Authors in the Berkeley study mentioned above also found that Walmart entering urban spaces without any kind of fair labor guarantees would be a “mixed blessing.” “There is strong evidence that jobs created by Walmart in metropolitan areas pay less and are less likely to offer benefits than those they replace,” the authors noted. The Berkeley researchers also found that Walmart workers were more likely to be poor than its shoppers, and that increasing wages would have a net positive impact.
“Walmart and people who make a similar argument say business will leave and prefer to go to Maryland or Virginia, where wage requirements wouldn’t be as high,” Temple says. “[But] when you have service-based jobs like this, you can’t move across state lines because you’d be giving up your consumer base. It’s not a question of competitiveness with fellow cities--Walmart was interested in moving to D.C. in the first place because it wanted contact with that base.”

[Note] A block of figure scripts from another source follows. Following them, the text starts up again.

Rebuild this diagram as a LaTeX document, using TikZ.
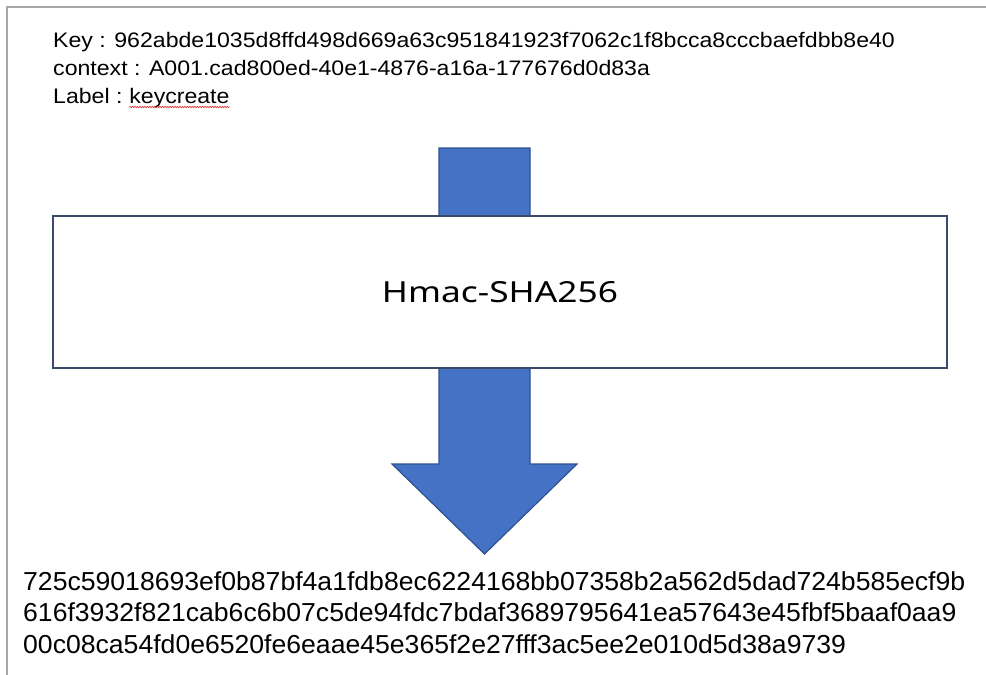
\documentclass[tikz,border=0pt]{standalone}
\usepackage{fontspec}
\setmainfont{Liberation Sans}
\newfontfamily\boxfont{Noto Sans}
\usetikzlibrary{decorations.pathmorphing}
\definecolor{arrowblue}{HTML}{4472C4}
\definecolor{arrowedge}{HTML}{2F528F}
\definecolor{boxedge}{HTML}{3B4A6B}
\definecolor{framegray}{HTML}{A8A8A8}
\definecolor{spellred}{HTML}{E03030}
\begin{document}
\begin{tikzpicture}[x=1pt,y=-1pt,
  toptext/.style={anchor=base west, inner sep=0pt, font=\fontsize{21}{21}\selectfont},
  bottext/.style={anchor=base west, inner sep=0pt, font=\fontsize{26}{26}\selectfont},
  blockarrow/.style={fill=arrowblue, draw=arrowedge, line width=1.2pt, line join=miter},
  hmacbox/.style={draw=boxedge, fill=white, line width=1.5pt, minimum width=894pt, minimum height=152pt, inner sep=0pt}
]
\useasboundingbox (0,0) rectangle (986,675);
\fill[white] (0,0) rectangle (986,675);
\draw[framegray, line width=1.2pt] (986,7) -- (7,7) -- (7,675);

% input text
\node[toptext] (key) at (53,47) {\scalebox{1.10}[1]{Key : 962abde1035d8ffd498d669a63c951841923f7062c1f8bcca8cccbaefdbb8e40}};
\node[toptext] (ctx) at (53,75) {\scalebox{1.10}[1]{context : A001.cad800ed-40e1-4876-a16a-177676d0d83a}};
\node[toptext] (lbl) at (53,103) {\scalebox{1.10}[1]{Label :\ }};
\node[toptext, anchor=base west] (kc) at (lbl.base east) {\scalebox{1.10}[1]{keycreate}};
\coordinate (ulA) at ([yshift=-4pt]kc.base west);
\coordinate (ulB) at ([yshift=-4pt]kc.base east);
\draw[spellred, line width=0.6pt, decorate, decoration={snake, amplitude=0.7pt, segment length=2.5pt}] (ulA) -- (ulB);

% block arrow
\draw[blockarrow] (439,148) -- (530,148) -- (530,464) -- (577,464) -- (484.5,554) -- (392,464) -- (439,464) -- cycle;

% box
\node[hmacbox] (hmac) at (500,292) {};
\node[anchor=base, inner sep=0pt] (hmactext) at (500,302.5) {\resizebox{236pt}{21pt}{\boxfont Hmac-SHA256}};

% output
\node[bottext] (out1) at (23,590) {\scalebox{1.023}[1]{725c59018693ef0b87bf4a1fdb8ec6224168bb07358b2a562d5dad724b585ecf9b}};
\node[bottext] (out2) at (23,621.5) {\scalebox{1.023}[1]{616f3932f821cab6c6b07c5de94fdc7bdaf3689795641ea57643e45fbf5baaf0aa9}};
\node[bottext] (out3) at (23,653) {\scalebox{1.023}[1]{00c08ca54fd0e6520fe6eaae45e365f2e27fff3ac5ee2e010d5d38a9739}};
\end{tikzpicture}
\end{document}
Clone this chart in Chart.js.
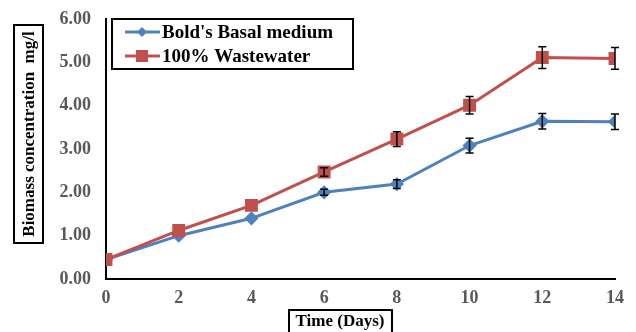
<!DOCTYPE html>
<html lang="en">
<head>
    <meta charset="UTF-8">
    <title>Biomass concentration</title>
    <script src="https://cdn.jsdelivr.net/npm/chart.js"></script>
    <style>
        html, body { margin: 0; padding: 0; background: #fff; }
        #wrap { width: 636px; height: 332px; }
    </style>
</head>
<body>
    <div id="wrap"><canvas id="myChart"></canvas></div>
    <script>
        // data
        const days = [0, 2, 4, 6, 8, 10, 12, 14];
        const boldsBasal = [0.45, 1.00, 1.40, 2.00, 2.19, 3.08, 3.64, 3.63];
        const boldsBasalErr = [0, 0, 0, 0.07, 0.10, 0.17, 0.18, 0.18];
        const wastewater = [0.45, 1.12, 1.70, 2.47, 3.23, 4.01, 5.11, 5.09];
        const wastewaterErr = [0, 0, 0, 0.10, 0.17, 0.20, 0.25, 0.25];
        const seriesNames = ["Bold's Basal medium", '100% Wastewater'];

        const BLUE = '#4F81BD';
        const RED = '#C0504D';
        const FONT = '"Liberation Serif", "Times New Roman", serif';

        const toPoints = (vals) => vals.map((v, i) => ({x: days[i], y: v}));

        // error bars + boxed titles + boxed legend
        const decorations = {
            id: 'decorations',
            afterDatasetsDraw(chart) {
                const ctx = chart.ctx;
                const xs = chart.scales.x, ys = chart.scales.y;
                ctx.save();
                ctx.strokeStyle = '#000';
                ctx.lineWidth = 1.5;
                chart.data.datasets.forEach(ds => {
                    ds.errors.forEach((e, i) => {
                        if (!e) return;
                        const px = xs.getPixelForValue(days[i]);
                        const top = ys.getPixelForValue(ds.data[i].y + e);
                        const bot = ys.getPixelForValue(ds.data[i].y - e);
                        ctx.beginPath();
                        ctx.moveTo(px, top); ctx.lineTo(px, bot);
                        ctx.moveTo(px - 4, top); ctx.lineTo(px + 4, top);
                        ctx.moveTo(px - 4, bot); ctx.lineTo(px + 4, bot);
                        ctx.stroke();
                    });
                });
                ctx.restore();
            },
            afterDraw(chart) {
                const ctx = chart.ctx;
                ctx.save();
                ctx.strokeStyle = '#000';
                ctx.lineWidth = 2;
                ctx.fillStyle = '#000';

                // y title
                ctx.strokeRect(14, 25, 29, 218);
                ctx.translate(29, 134);
                ctx.rotate(-Math.PI / 2);
                ctx.font = 'bold 17px ' + FONT;
                ctx.textAlign = 'center';
                ctx.textBaseline = 'middle';
                ctx.fillText('Biomass concentration  mg/l', 0, 1);
                ctx.setTransform(1, 0, 0, 1, 0, 0);

                // x title
                ctx.strokeRect(289, 310, 103, 24);
                ctx.font = 'bold 17px ' + FONT;
                ctx.fillText('Time (Days)', 340, 322);

                // legend
                ctx.fillStyle = '#fff';
                ctx.fillRect(112, 19, 241, 50);
                ctx.strokeRect(112, 19, 241, 50);
                ctx.font = 'bold 19px ' + FONT;
                ctx.textAlign = 'left';
                const rows = [32, 56];
                chart.data.datasets.forEach((ds, i) => {
                    const y = rows[i];
                    ctx.strokeStyle = ds.borderColor;
                    ctx.lineWidth = 3;
                    ctx.beginPath();
                    ctx.moveTo(125, y); ctx.lineTo(160, y);
                    ctx.stroke();
                    ctx.fillStyle = ds.borderColor;
                    if (ds.pointStyle === 'rect') {
                        ctx.fillRect(136, y - 6, 12, 12);
                    } else {
                        ctx.beginPath();
                        ctx.moveTo(142, y - 5); ctx.lineTo(147, y);
                        ctx.lineTo(142, y + 5); ctx.lineTo(137, y);
                        ctx.closePath(); ctx.fill();
                    }
                    ctx.fillStyle = '#000';
                    ctx.fillText(ds.label, 162, y + 1);
                });
                ctx.restore();
            }
        };

        const config = {
            type: 'line',
            data: {
                datasets: [
                    {
                        label: seriesNames[0],
                        data: toPoints(boldsBasal),
                        errors: boldsBasalErr,
                        borderColor: BLUE,
                        backgroundColor: BLUE,
                        borderWidth: 3,
                        pointStyle: 'rectRot',
                        pointRadius: 5,
                        pointHoverRadius: 5,
                        order: 2
                    },
                    {
                        label: seriesNames[1],
                        data: toPoints(wastewater),
                        errors: wastewaterErr,
                        borderColor: RED,
                        backgroundColor: RED,
                        borderWidth: 3,
                        pointStyle: 'rect',
                        pointRadius: 7,
                        pointHoverRadius: 7,
                        order: 1
                    }
                ]
            },
            options: {
                responsive: true,
                maintainAspectRatio: false,
                animation: false,
                layout: { padding: { left: 0, right: 21, top: 19, bottom: 0 } },
                plugins: {
                    legend: { display: false },
                    tooltip: { enabled: false }
                },
                scales: {
                    x: {
                        type: 'linear',
                        min: 0, max: 14,
                        afterFit: s => { s.height = 53; s.paddingLeft = 0; s.paddingRight = 0; },
                        ticks: {
                            stepSize: 2,
                            padding: 9,
                            color: '#595959',
                            font: { family: FONT, size: 18, weight: 'bold' }
                        },
                        grid: { display: false, drawTicks: false },
                        border: { color: '#000', width: 2 }
                    },
                    y: {
                        min: 0, max: 6,
                        afterFit: s => { s.width = 106; s.paddingTop = 0; s.paddingBottom = 0; },
                        ticks: {
                            stepSize: 1,
                            padding: 15,
                            color: '#595959',
                            callback: v => v.toFixed(2),
                            font: { family: FONT, size: 18, weight: 'bold' }
                        },
                        grid: { display: false, drawTicks: false },
                        border: { color: '#000', width: 2 }
                    }
                }
            },
            plugins: [decorations]
        };

        const myChart = new Chart(document.getElementById('myChart'), config);
    </script>
</body>
</html>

Jacobs, one of the authors of the Berkeley study, also notes out that Walmart’s decision to keep its wages low carries another kind of opportunity cost by effectively keeping its business out of cities. He also doesn’t think Walmart’s threat to lock itself out of D.C. is truly about just D.C., but instead echoes the company’s fear of living wage initiatives across the country. “I think from Walmart’s perspective they’re not thinking about this as a D.C. issue. Could they compete in D.C. with higher wages? Absolutely. They’re looking at if Chicago tries again, if New York tries, and all these other areas. I think from a business standpoint, Walmart would be better off if it came to some kind of agreement with these cities,” he said.